We believe the legislature enacted these statutes in the exercise of the state’s police power for the protection of the public health and welfare. It is apparent the legislature in its wisdom recognized a greater distinction between “cut flowers” and “pot plants” than the simplistic difference noted by defendant, e.g., pot plants are rooted in soil and are viable at the time of sale. With proper care and treatment, they are expected to remain alive for indefinite periods. On the other hand, cut flowers are ephemeral. Beyond fleeting moments of beauty and fragrance they are lifeless. The differing treatment of “cut flower” and “pot plant” dealers is clearly founded upon rational considerations and does not result in unequal protection of the law.

Finding no constitutional infirmities in the statutory scheme, we hereby affirm the judgment of the trial court.
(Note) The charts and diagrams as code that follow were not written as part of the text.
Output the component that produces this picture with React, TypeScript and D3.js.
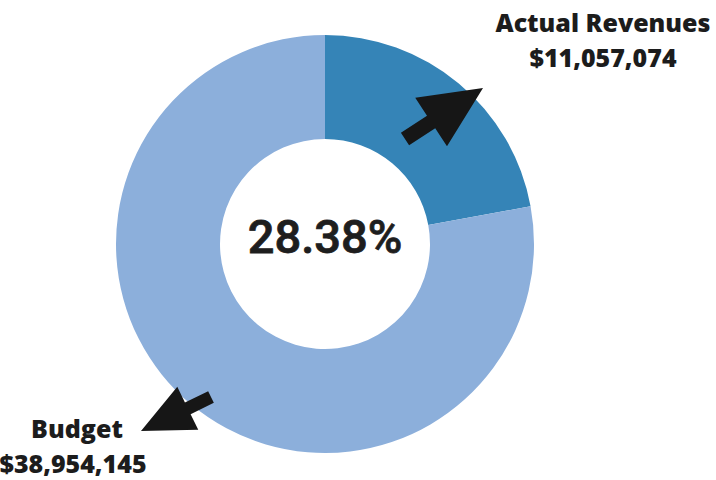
import React from "react";
import * as d3 from "d3";

const categories = ["Actual Revenues", "Budget"];
const values = [11057074, 38954145];
const valueLabels = ["$11,057,074", "$38,954,145"];
const centerLabel = "28.38%";
const colors = ["#3584b7", "#8cafdb"];

const W = 716;
const H = 480;
const cx = 325;
const cy = 244;
const outerR = 209;
const innerR = 105;

function arrowPath(tail: [number, number], tip: [number, number], shaftW: number, headLen: number, headW: number) {
  const dx = tip[0] - tail[0];
  const dy = tip[1] - tail[1];
  const len = Math.hypot(dx, dy);
  const ux = dx / len, uy = dy / len;
  const px = -uy, py = ux;
  const bx = tip[0] - ux * headLen, by = tip[1] - uy * headLen;
  const pts: [number, number][] = [
    [tail[0] + px * shaftW / 2, tail[1] + py * shaftW / 2],
    [bx + px * shaftW / 2, by + py * shaftW / 2],
    [bx + px * headW / 2, by + py * headW / 2],
    [tip[0], tip[1]],
    [bx - px * headW / 2, by - py * headW / 2],
    [bx - px * shaftW / 2, by - py * shaftW / 2],
    [tail[0] - px * shaftW / 2, tail[1] - py * shaftW / 2],
  ];
  return d3.line()(pts) + "Z";
}

export default function App() {
  const pie = d3.pie<number>().sort(null).value((d) => d);
  const arcs = pie(values);
  const arc = d3.arc<d3.PieArcDatum<number>>().innerRadius(innerR).outerRadius(outerR);

  const arrows = [
    { tail: [405 - cx, 139 - cy] as [number, number], tip: [483 - cx, 88 - cy] as [number, number], sw: 15, hl: 62, hw: 58 },
    { tail: [211 - cx, 397 - cy] as [number, number], tip: [141 - cx, 431 - cy] as [number, number], sw: 13, hl: 52, hw: 48 },
  ];

  const labelFont = "'Open Sans', 'DejaVu Sans', sans-serif";

  return (
    <svg width={W} height={H} style={{ position: "absolute", left: 0, top: 0, background: "#fff" }}>
      <rect width={W} height={H} fill="#fff" />
      <g transform={`translate(${cx},${cy})`}>
        {arcs.map((a, i) => (
          <path key={categories[i]} d={arc(a) || ""} fill={colors[i]} />
        ))}
        {arrows.map((ar, i) => (
          <path key={i} d={arrowPath(ar.tail, ar.tip, ar.sw, ar.hl, ar.hw)} fill="#161616" />
        ))}
        <text x={0} y={9} textAnchor="middle" fontFamily="Roboto, 'Liberation Sans', Arial, sans-serif" fontWeight={500} fontSize={47} fill="#1e1e1e" stroke="#1e1e1e" strokeWidth={0.8}>
          {centerLabel}
        </text>
      </g>
      <g fontFamily={labelFont} fontWeight={800} fill="#1c1c1c" textAnchor="middle">
        <text x={603} y={32} fontSize={25}>{categories[0]}</text>
        <text x={603} y={67} fontSize={25}>{valueLabels[0]}</text>
        <text x={77} y={438} fontSize={25}>{categories[1]}</text>
        <text x={73} y={473} fontSize={25}>{valueLabels[1]}</text>
      </g>
    </svg>
  );
}
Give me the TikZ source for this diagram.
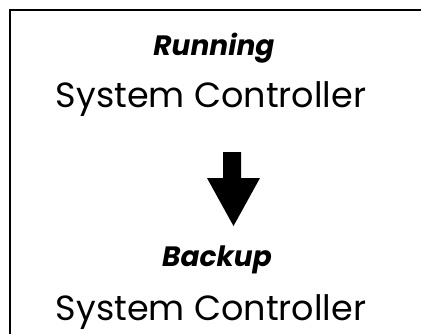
\documentclass[tikz,border=0pt]{standalone}
\usepackage{fontspec}
\setmainfont{Poppins}
\tikzset{
  rotulo/.style={anchor=base, inner sep=0pt, font=\fontsize{28}{28}\selectfont\bfseries\itshape},
  nome/.style={anchor=base, inner sep=0pt, font=\fontsize{35}{35}\selectfont}
}

\begin{document}
\begin{tikzpicture}[x=1pt, y=-1pt]

  \useasboundingbox (0,0) rectangle (421,333);

  %% ================================================================
  %%  MOLDURA
  %% ================================================================
  \draw[line width=2pt] (9.5,345) -- (9.5,10) -- (430,10);

  %% ================================================================
  %%  CONTROLADOR ATIVO
  %% ================================================================
  \node[rotulo] (running) at (214,55)  {Running};
  \node[nome]   (ativo)   at (211,107) {System Controller};

  %% ================================================================
  %%  SETA
  %% ================================================================
  \fill[black]
    (223,152) -- (241,152) -- (241,178) -- (260,178) --
    (233.5,226) --
    (207,178) -- (223,178) -- cycle;

  %% ================================================================
  %%  CONTROLADOR RESERVA
  %% ================================================================
  \node[rotulo] (backup)  at (217,266) {Backup};
  \node[nome]   (reserva) at (211,320) {System Controller};

\end{tikzpicture}
\end{document}
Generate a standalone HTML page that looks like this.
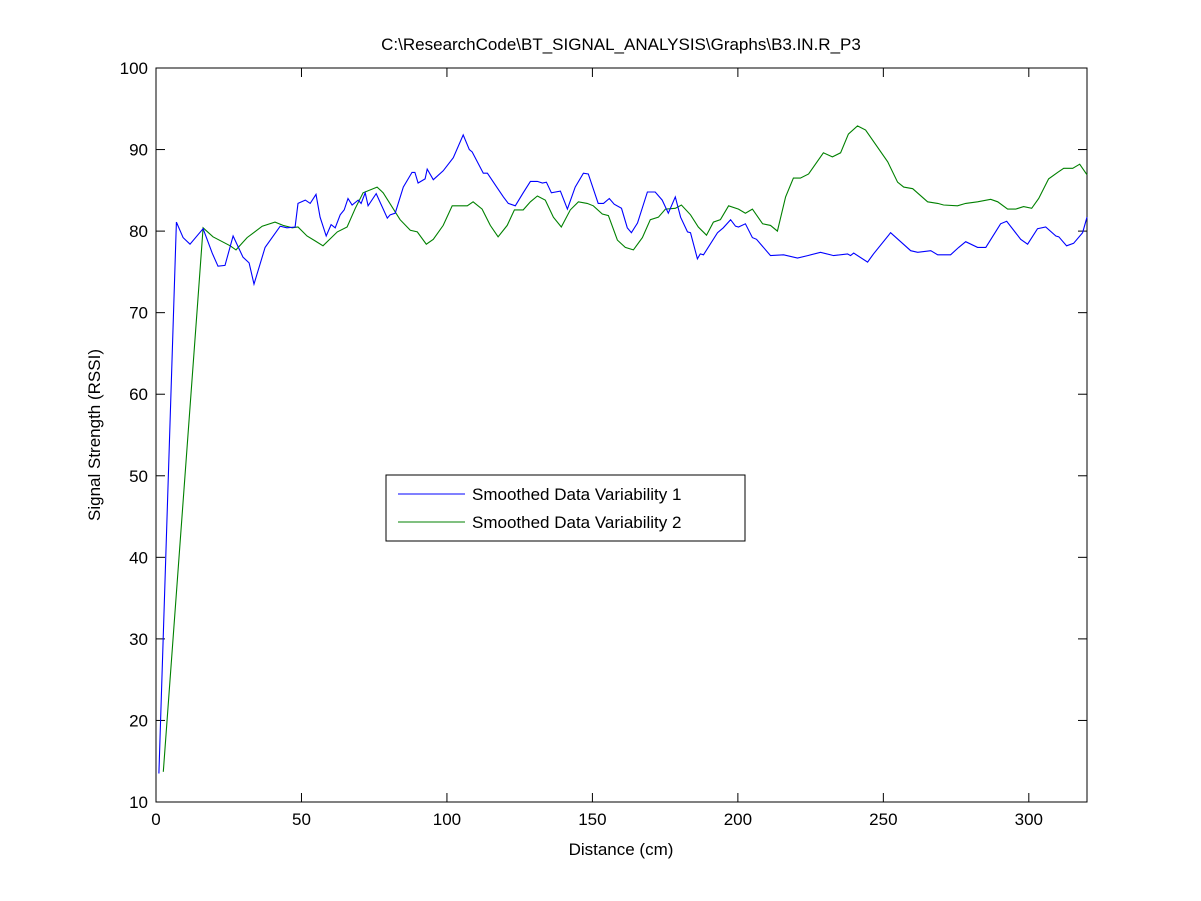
<!DOCTYPE html>
<html><head><meta charset="utf-8"><style>
body{margin:0;background:#fff;}
svg{display:block;font-family:"Liberation Sans",Arial,sans-serif;}
</style></head><body>
<svg id="chart" width="1201" height="901" viewBox="0 0 1201 901">
<rect width="1201" height="901" fill="#fff"/>
<text x="621" y="50" font-size="17" text-anchor="middle">C:\ResearchCode\BT_SIGNAL_ANALYSIS\Graphs\B3.IN.R_P3</text>
<rect x="156" y="68" width="931" height="734" fill="#fff" stroke="#000" stroke-width="1"/>
<g id="ticks"></g>
<g id="series"></g>
<text x="621" y="855" font-size="17" text-anchor="middle">Distance (cm)</text>
<text transform="translate(100,435) rotate(-90)" font-size="17" text-anchor="middle">Signal Strength (RSSI)</text>
<g>
<rect x="386" y="475" width="359" height="66" fill="#fff" stroke="#000"/>
<line x1="398" y1="494" x2="465" y2="494" stroke="#0000ff"/>
<text x="472" y="500" font-size="17">Smoothed Data Variability 1</text>
<line x1="398" y1="522" x2="465" y2="522" stroke="#008000"/>
<text x="472" y="528" font-size="17">Smoothed Data Variability 2</text>
</g>
</svg>
<script>
const xTicks=[0,50,100,150,200,250,300];
const yTicks=[10,20,30,40,50,60,70,80,90,100];
const blueX=[1,7,9.3,11.7,16.2,19.3,21.3,23.7,26.5,29.9,32,33.7,37.5,42.7,45,47.8,48.8,51.3,53,55,56.4,58.5,60.2,61.6,63.3,64.7,66,67.4,69.5,70.5,71.9,72.9,75.7,79.5,80.5,82.2,85,88,89,90.1,92.5,93.2,95.3,98.7,102.2,105.6,107.7,108.7,112.5,113.9,117.3,119.4,121.1,123.5,126.2,128.7,131.1,132.8,134.2,135.9,139,141.4,144.1,146.9,148.6,152,153.8,155.8,157.5,160,162,163.4,165.5,168.9,171.6,174,176.1,178.5,180.3,182.7,183.7,186.1,187.1,188.2,193,195,197.5,199.2,200.2,202.6,205,206.4,211.2,215.7,220.5,224,228.4,232.9,237.7,238.7,239.8,244.6,246.6,252.5,259.4,261.8,266.3,268.7,273.1,275.9,278.3,282.4,285.2,290.3,292.4,297.2,299.6,303,305.8,309.3,310.3,313,315.4,318.5,320];
const blueY=[13.5,81.1,79.2,78.4,80.3,77.3,75.7,75.8,79.4,76.8,76.1,73.5,78,80.6,80.4,80.5,83.4,83.8,83.4,84.5,81.7,79.4,80.8,80.4,82,82.6,84,83.2,83.8,83.4,84.7,83.1,84.6,81.6,82,82.2,85.4,87.2,87.2,85.9,86.4,87.6,86.3,87.4,89,91.8,90,89.7,87.1,87.1,85.3,84.2,83.4,83.1,84.7,86.1,86.1,85.9,86,84.7,84.9,82.7,85.4,87.1,87,83.4,83.4,84,83.3,82.8,80.4,79.8,81,84.8,84.8,83.8,82.2,84.2,81.7,79.9,79.8,76.6,77.2,77.1,79.8,80.4,81.4,80.6,80.5,80.9,79.2,79,77,77.1,76.7,77,77.4,77,77.2,77,77.3,76.2,77.2,79.8,77.6,77.4,77.6,77.1,77.1,78,78.7,78,78,80.9,81.2,79,78.4,80.3,80.5,79.4,79.3,78.2,78.5,79.8,81.7];
const greenX=[2.5,14.4,16.2,19.6,25.5,27.5,31.3,36.5,40.9,43.7,46.8,48.8,51.9,54.7,57.4,62.3,65.7,68.5,71.2,76,78.1,83.9,87.4,89.8,92.9,95.3,98.7,101.8,107,109,112.1,114.9,117.6,120.7,123.2,126.2,128.7,131.1,133.8,136.6,139.3,142.4,145.2,148.2,150.3,153.4,155.5,158.6,161.3,164.1,167.2,169.9,172.7,175.1,178.5,180.6,183.7,186.4,189.2,191.6,194,196.8,200.2,202.6,205,208.5,211.2,213.6,216.4,219.1,221.5,224.3,229.4,232.5,235.3,238,241.1,243.9,251.5,254.9,257,260.1,265.2,268.7,270.7,275.5,278.3,282.4,286.9,289.3,292.7,295.5,298.2,301,303.4,306.8,309.9,312,315.1,317.5,320];
const greenY=[13.7,71.6,80.4,79.3,78.2,77.7,79.2,80.6,81.1,80.7,80.4,80.5,79.4,78.8,78.2,79.9,80.5,82.8,84.7,85.4,84.7,81.4,80.1,79.9,78.4,79,80.7,83.1,83.1,83.6,82.7,80.7,79.3,80.7,82.6,82.6,83.6,84.3,83.8,81.7,80.5,82.6,83.6,83.4,83.1,82.1,81.9,78.9,78,77.7,79.2,81.4,81.7,82.7,82.8,83.2,82,80.5,79.5,81.1,81.4,83.1,82.7,82.2,82.7,80.9,80.7,80,84.2,86.5,86.5,87,89.6,89.1,89.6,91.9,92.9,92.4,88.5,86,85.4,85.2,83.6,83.4,83.2,83.1,83.4,83.6,83.9,83.6,82.7,82.7,83,82.8,84,86.4,87.2,87.7,87.7,88.2,86.9];
const X0=156,X1=1087,Y0=802,Y1=68;
const sx=v=>X0+(v-0)/(320-0)*(X1-X0);
const sy=v=>Y0-(v-10)/(100-10)*(Y0-Y1);
const NS="http://www.w3.org/2000/svg";
const tg=document.getElementById('ticks');
function mk(tag,attrs,parent){const e=document.createElementNS(NS,tag);for(const k in attrs)e.setAttribute(k,attrs[k]);parent.appendChild(e);return e;}
xTicks.forEach(t=>{const x=sx(t);
 const l1=mk('line',{x1:x,y1:Y0,x2:x,y2:Y0-9,stroke:'#000'},tg);
 
 
 mk('line',{x1:x,y1:Y1,x2:x,y2:Y1+9,stroke:'#000'},tg);
 const tx=mk('text',{x:x,y:Y0+23,'font-size':17,'text-anchor':'middle'},tg);tx.textContent=t;
 
 
});
yTicks.forEach(t=>{const y=sy(t);
 const l1=mk('line',{x1:X0,y1:y,x2:X0+9,y2:y,stroke:'#000'},tg);
 
 
 mk('line',{x1:X1,y1:y,x2:X1-9,y2:y,stroke:'#000'},tg);
 const tx=mk('text',{x:X0-8,y:y+6,'font-size':17,'text-anchor':'end'},tg);tx.textContent=t;
 
 
});
const sg=document.getElementById('series');
function line(xs,ys,color,name){
 const d=xs.map((v,i)=>(i?'L':'M')+sx(v).toFixed(1)+','+sy(ys[i]).toFixed(1)).join('');
 const p=mk('path',{d:d,fill:'none',stroke:color,'stroke-width':1.1},sg);
 
 
}
line(greenX,greenY,'#008000','series-variability-2');
line(blueX,blueY,'#0000ff','series-variability-1');
</script>
</body></html>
Defendant is to pay all costs.

AFFIRMED.

. LSA-R.S. 1963(12) defines a “pot plant dealer” as:

“any person, firm, partnership or corporation, not a grower of pot plants, who buys or otherwise acquires pot plants for the purpose of selling or distributing the same independently of any control of the nurseryman and who does not engage in the planting of said materials or decorating with foil, crepe paper, ribbon or other decorative materials commonly used by florists.”

. LSA-R.S. 1963(26) defines “outlet” as “ an individual cart, or permanent location.”